Step 2A Prong One Analysis:  Claim 17 recites a computer implemented method of processing neural networks, which, under its broadest reasonable interpretation is a series of mental processes.  For example, but for the generic computer components language, the above limitations in the context of this claim encompass neural network processing, including the following instructions that cause the processor to specify at least one parameter of the quantized precision format (evaluation and judgement), instructions that cause the processor to convert a normal precision format tensor to the quantized precision format (selection of a data type), instructions that cause the processor to provide at least one tensor operation in the quantized precision format (mathematical calculation), instructions that cause the processor to convert an output of the at least one tensor operation to the normal precision format (outputting data).  Therefore, claim 17 recites an abstract idea which is a judicial exception.
Step 2A Prong Two Analysis:  Claim 17 recites additional elements “processors” and “computer readable storage medium” However, these additional features are computer components recited at a high-level of generality, such that they amount to no more than mere instructions to apply the judicial exception using a generic computer component.  An additional element that merely recites the words “apply it” (or an equivalent) with the judicial exception, or merely includes instructions to implement an abstract idea on a computer, or merely uses a computer as a tool to perform an abstract idea, does not integrate the judicial exception into a practical application.  Therefore, claim 17 is directed to a judicial exception.
Step 2B Analysis:  Claim 17 does not include additional elements that are sufficient to amount to significantly more than the judicial exception. As discussed above with respect to the lack of integration of the abstract idea into a practical application, the additional elements recited in claim 17 amount to no more than mere instructions to apply the judicial exception using a generic computer component.

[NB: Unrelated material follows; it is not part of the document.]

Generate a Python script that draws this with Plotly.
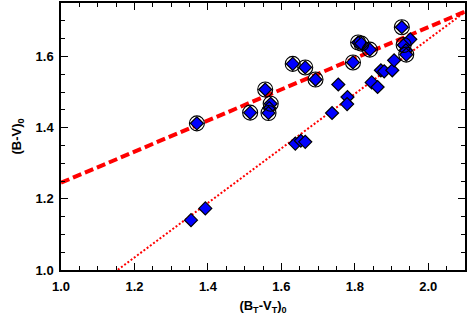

Regarding Claim 18:  Claim 18 is rejected under 35 U.S.C. 101 because the claimed invention is directed to an abstract idea without significantly more.
Step 1 Analysis: Claim 18 is directed to a method, which is directed to a process, one of the statutory categories.
Step 2A Prong One Analysis:  Claim 18 recites a computer implemented method of processing neural networks, which, under its broadest reasonable interpretation is a series of mental processes.  For example, but for the generic computer components language, the above limitations in the context of this claim encompass neural network processing, including the following: wherein the at least one parameter is for a neural network represented in the quantized precision format, the at least one parameter including at least one of the following: a bit width of node weights, a bit width of activation values, a floating-point format for performing non-quantized operations, a tile size for a shared exponent, a parameter to share an exponent on a per-row basis, a parameter to share an exponent on a per-column basis, and/or a parameter specifying a method of common exponent selection. (selection of a data type). Therefore, claim 18 recites an abstract idea which is a judicial exception.
Step 2A Prong Two Analysis:  Claim 18 recites additional elements “processors” and “computer readable storage medium” However, these additional features are computer components recited at a high-level of generality, such that they amount to no more than mere instructions to apply the judicial exception using a generic computer component.  An additional element that merely recites the words “apply it” (or an equivalent) with the judicial exception, or merely includes instructions to implement an abstract idea on a computer, or merely uses a computer as a tool to perform an abstract idea, does not integrate the judicial exception into a practical application.  Therefore, claim 18 is directed to a judicial exception.
Step 2B Analysis:  Claim 18 does not include additional elements that are sufficient to amount to significantly more than the judicial exception. As discussed above with respect to the lack of integration of the abstract idea into a practical application, the additional elements recited in claim 18 amount to no more than mere instructions to apply the judicial exception using a generic computer component.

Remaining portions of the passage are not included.